───── DATA PROVIDED

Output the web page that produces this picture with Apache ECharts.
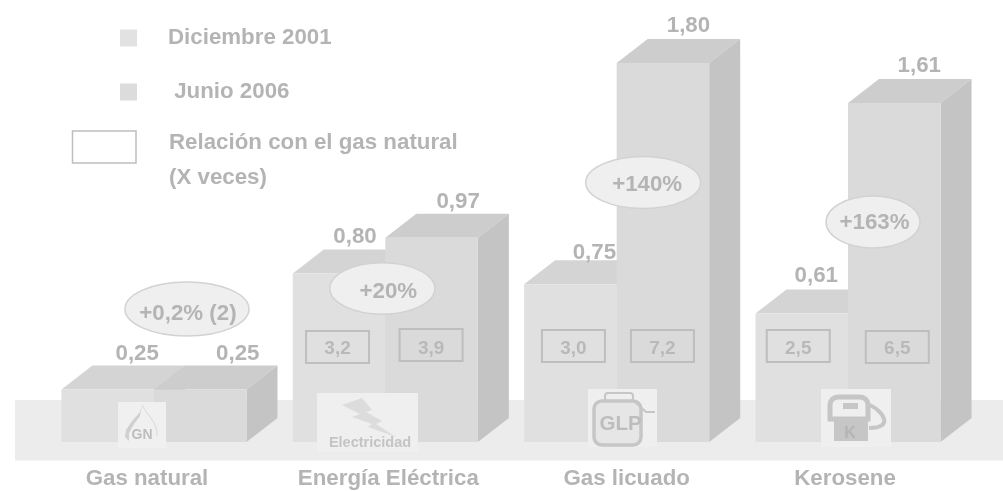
<!DOCTYPE html>
<html>
<head>
<meta charset="utf-8">
<style>html,body{margin:0;padding:0;background:#fff}#main{width:1003px;height:491px}</style>
<script src="https://cdn.jsdelivr.net/npm/echarts@6/dist/echarts.min.js"></script>
</head>
<body>
<div id="main"></div>
<script>
var categories = ['Gas natural', 'Energía Eléctrica', 'Gas licuado', 'Kerosene'];
var dic2001 = [0.25, 0.80, 0.75, 0.61];
var jun2006 = [0.25, 0.97, 1.80, 1.61];
var ratioDic = [null, '3,2', '3,0', '2,5'];
var ratioJun = [null, '3,9', '7,2', '6,5'];
var changes = ['+0,2% (2)', '+20%', '+140%', '+163%'];

// offsets in px, by hand from the picture
var labelDxDic = [29.5, 16, 24, 14.5];
var labelDxJun = [37.5, 26.5, 25.5, 25];
var labelDyDic = [-35.5, -37, -31, -37.5];
var labelDyJun = [-35.5, -36, -37, -37.5];
var boxDxDic = [0, -1.5, 3, -3.5];
var boxDxJun = [0, -0.5, -0.5, 3];
var boxDyDic = [0, 1, 0, 0];
var boxDyJun = [0, -1, 0, 1];
var ellipseDx = [33, -3, 26.5, 25];
var ellipseY = [309, 288.5, 182.5, 222];
var ellipseRx = [62, 52.5, 57.5, 47];
var ellipseRy = [27, 25.7, 26, 26];
var changeDx = [1, 6, 4, 1.5];
var changeDy = [5, 3.5, 2.5, 1];
var labelDx = [-7, 3, 10, -3];

var textColor = '#b4b4b4';
var fontFamily = '"Liberation Sans", Arial, sans-serif';
var font = 'bold 22.3px ' + fontFamily;
var depthX = 31, depthY = 24;

function fmt(v) { return v.toFixed(2).replace('.', ','); }

function barRenderer(side, front, top, dxs, dys) {
    return function (params, api) {
        var i = api.value(0);
        var band = api.size([1, 0])[0];
        var w = band * 0.4;
        var base = api.coord([i, 0]);
        var y = api.coord([i, api.value(1)])[1];
        var x0 = side < 0 ? base[0] - w : base[0];
        var x1 = x0 + w;
        return {
            type: 'group',
            children: [
                { type: 'polygon', shape: { points: [[x0, y], [x1, y], [x1 + depthX, y - depthY], [x0 + depthX, y - depthY]] }, style: { fill: top } },
                { type: 'polygon', shape: { points: [[x1, y], [x1 + depthX, y - depthY], [x1 + depthX, base[1] - depthY], [x1, base[1]]] }, style: { fill: '#c4c4c4' } },
                { type: 'rect', shape: { x: x0, y: y, width: w, height: base[1] - y }, style: { fill: front } },
                { type: 'text', style: { x: x0 + w / 2 + dxs[i], y: y + dys[i], text: fmt(api.value(1)), align: 'center', verticalAlign: 'middle', font: font, fill: textColor } }
            ]
        };
    };
}

function annotRenderer(params, api) {
    var i = api.value(0);
    var band = api.size([1, 0])[0];
    var w = band * 0.4;
    var base = api.coord([i, 0]);
    var kids = [];
    var boxFont = 'bold 19px ' + fontFamily;
    function box(cx, dy, label) {
        if (label === null) return;
        kids.push({ type: 'rect', shape: { x: cx - 31.5, y: base[1] - 112 + dy, width: 63, height: 32 }, style: { fill: 'none', stroke: '#bebebe', lineWidth: 2 } });
        kids.push({ type: 'text', style: { x: cx, y: base[1] - 93.5, text: label, align: 'center', verticalAlign: 'middle', font: boxFont, fill: '#b9b9b9' } });
    }
    box(base[0] - w / 2 + boxDxDic[i], boxDyDic[i], ratioDic[i]);
    box(base[0] + w / 2 + boxDxJun[i], boxDyJun[i], ratioJun[i]);
    var ex = base[0] + ellipseDx[i];
    kids.push({ type: 'ellipse', shape: { cx: ex, cy: ellipseY[i], rx: ellipseRx[i], ry: ellipseRy[i] }, style: { fill: '#efefef', stroke: '#d2d2d2', lineWidth: 1.5 } });
    kids.push({ type: 'text', style: { x: ex + changeDx[i], y: ellipseY[i] + changeDy[i], text: changes[i], align: 'center', verticalAlign: 'middle', font: font, fill: textColor } });
    return { type: 'group', children: kids };
}

function rows(arr) { return arr.map(function (v, i) { return [i, v]; }); }

var iconLine = '#c6c6c6';
var iconFont = function (size) { return 'bold ' + size + 'px ' + fontFamily; };
var graphics = [
    { type: 'rect', z: 0, shape: { x: 15, y: 400, width: 988, height: 60.5 }, style: { fill: '#ececec' } },
    // legend box
    { type: 'rect', z: 6, shape: { x: 72.5, y: 131, width: 63.5, height: 32 }, style: { fill: '#fff', stroke: '#bebebe', lineWidth: 1.5 } },
    { type: 'text', z: 6, style: { x: 169, y: 143, text: 'Relación con el gas natural', font: font, fill: textColor, verticalAlign: 'middle' } },
    { type: 'text', z: 6, style: { x: 169, y: 178, text: '(X veces)', font: font, fill: textColor, verticalAlign: 'middle' } },
    // GN icon
    { type: 'rect', z: 6, shape: { x: 118, y: 402, width: 48, height: 46 }, style: { fill: '#f0f0f0' } },
    { type: 'polygon', z: 6, shape: { points: [[142, 405], [140, 412], [132, 421], [126, 430], [125, 437], [129, 441], [129, 433], [134, 424], [140, 416]] }, style: { fill: '#d0d0d0' } },
    { type: 'bezierCurve', z: 6, shape: { x1: 142, y1: 405, cpx1: 146, cpy1: 414, cpx2: 158, cpy2: 422, x2: 157, y2: 436 }, style: { fill: 'none', stroke: '#d8d8d8', lineWidth: 1 } },
    { type: 'text', z: 6, style: { x: 142, y: 435, text: 'GN', font: iconFont(14), fill: '#bdbdbd', align: 'center', verticalAlign: 'middle' } },
    // electricidad icon
    { type: 'rect', z: 6, shape: { x: 317, y: 393, width: 101, height: 59 }, style: { fill: '#efefef' } },
    { type: 'polygon', z: 6, shape: { points: [[342, 405], [362, 398], [372, 410], [366, 412], [382, 421], [376, 424], [396, 437], [368, 427], [372, 424], [352, 417], [360, 414]] }, style: { fill: '#dcdcdc' } },
    { type: 'text', z: 6, style: { x: 370, y: 443, text: 'Electricidad', font: iconFont(14.5), fill: '#c4c4c4', align: 'center', verticalAlign: 'middle' } },
    // GLP icon
    { type: 'rect', z: 6, shape: { x: 588, y: 389, width: 69, height: 58 }, style: { fill: '#efefef' } },
    { type: 'rect', z: 6, shape: { x: 605, y: 393, width: 28, height: 8, r: 3 }, style: { fill: 'none', stroke: iconLine, lineWidth: 2 } },
    { type: 'rect', z: 6, shape: { x: 594, y: 401, width: 47, height: 44, r: 8 }, style: { fill: '#e6e6e6', stroke: iconLine, lineWidth: 3.5 } },
    { type: 'polyline', z: 6, shape: { points: [[633, 400], [646, 412], [655, 412]] }, style: { stroke: iconLine, lineWidth: 2, fill: 'none' } },
    { type: 'text', z: 6, style: { x: 620.5, y: 424, text: 'GLP', font: iconFont(20.5), fill: '#bdbdbd', align: 'center', verticalAlign: 'middle' } },
    // K icon
    { type: 'rect', z: 5, shape: { x: 821, y: 389, width: 70, height: 58 }, style: { fill: '#efefef' } },
    { type: 'rect', z: 6, shape: { x: 830, y: 397, width: 38, height: 22, r: [8, 8, 0, 0] }, style: { fill: 'none', stroke: iconLine, lineWidth: 5 } },
    { type: 'rect', z: 6, shape: { x: 834, y: 419, width: 34, height: 22 }, style: { fill: iconLine } },
    { type: 'rect', z: 6, shape: { x: 843, y: 403, width: 15, height: 6 }, style: { fill: iconLine } },
    { type: 'bezierCurve', z: 6, shape: { x1: 870, y1: 405, cpx1: 884, cpy1: 412, cpx2: 894, cpy2: 428, x2: 869, y2: 428 }, style: { fill: 'none', stroke: iconLine, lineWidth: 4 } },
    { type: 'text', z: 6, style: { x: 850, y: 434, text: 'K', font: iconFont(16), fill: '#b4b4b4', align: 'center', verticalAlign: 'middle' } }
];

var richLabels = {};
categories.forEach(function (c, i) {
    richLabels['c' + i] = {
        fontSize: 22.3,
        fontWeight: 'bold',
        fontFamily: fontFamily,
        color: textColor,
        padding: labelDx[i] > 0 ? [0, 0, 0, labelDx[i] * 2] : [0, -labelDx[i] * 2, 0, 0]
    };
});

var myChart = echarts.init(document.getElementById('main'), null, { renderer: 'canvas' });
var option = {
    animation: false,
    backgroundColor: '#fff',
    grid: { left: 38.3, right: 39.3, top: 21, bottom: 49 },
    legend: {
        orient: 'vertical',
        left: 120,
        top: 27,
        padding: 0,
        itemWidth: 17,
        itemHeight: 17,
        itemGap: 32,
        selectedMode: false,
        icon: 'rect',
        textStyle: { fontSize: 22.3, fontWeight: 'bold', fontFamily: fontFamily, color: textColor, padding: [0, 0, 8, 26] },
        data: ['Diciembre 2001', ' Junio 2006']
    },
    xAxis: {
        type: 'category',
        data: categories,
        axisLine: { show: false },
        axisTick: { show: false },
        axisLabel: {
            margin: 26,
            formatter: function (v) { return '{c' + categories.indexOf(v) + '|' + v + '}'; },
            rich: richLabels
        }
    },
    yAxis: { type: 'value', min: 0, max: 2, show: false, splitLine: { show: false } },
    graphic: graphics,
    series: [
        { name: 'Diciembre 2001', type: 'custom', z: 2, itemStyle: { color: '#e2e2e2' }, encode: { x: 0, y: 1 }, data: rows(dic2001), renderItem: barRenderer(-1, '#e0e0e0', '#d4d4d4', labelDxDic, labelDyDic) },
        { name: ' Junio 2006', type: 'custom', z: 3, itemStyle: { color: '#dcdcdc' }, encode: { x: 0, y: 1 }, data: rows(jun2006), renderItem: barRenderer(1, '#dadada', '#cdcdcd', labelDxJun, labelDyJun) },
        { name: 'notas', type: 'custom', z: 5, encode: { x: 0, y: 1 }, data: rows(jun2006), renderItem: annotRenderer }
    ]
};
option && myChart.setOption(option);
</script>
</body>
</html>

──────────

*WORK TO COMPLETE:* Restate the material word for word from its first line through the line containing "var changes = ['+0,2%", both included; the pictures do not belong in it.

*EXERCISE SOLUTION:*
Output the web page that produces this picture with Apache ECharts.
<!DOCTYPE html>
<html>
<head>
<meta charset="utf-8">
<style>html,body{margin:0;padding:0;background:#fff}#main{width:1003px;height:491px}</style>
<script src="https://cdn.jsdelivr.net/npm/echarts@6/dist/echarts.min.js"></script>
</head>
<body>
<div id="main"></div>
<script>
var categories = ['Gas natural', 'Energía Eléctrica', 'Gas licuado', 'Kerosene'];
var dic2001 = [0.25, 0.80, 0.75, 0.61];
var jun2006 = [0.25, 0.97, 1.80, 1.61];
var ratioDic = [null, '3,2', '3,0', '2,5'];
var ratioJun = [null, '3,9', '7,2', '6,5'];
var changes = ['+0,2% (2)', '+20%', '+140%', '+163%'];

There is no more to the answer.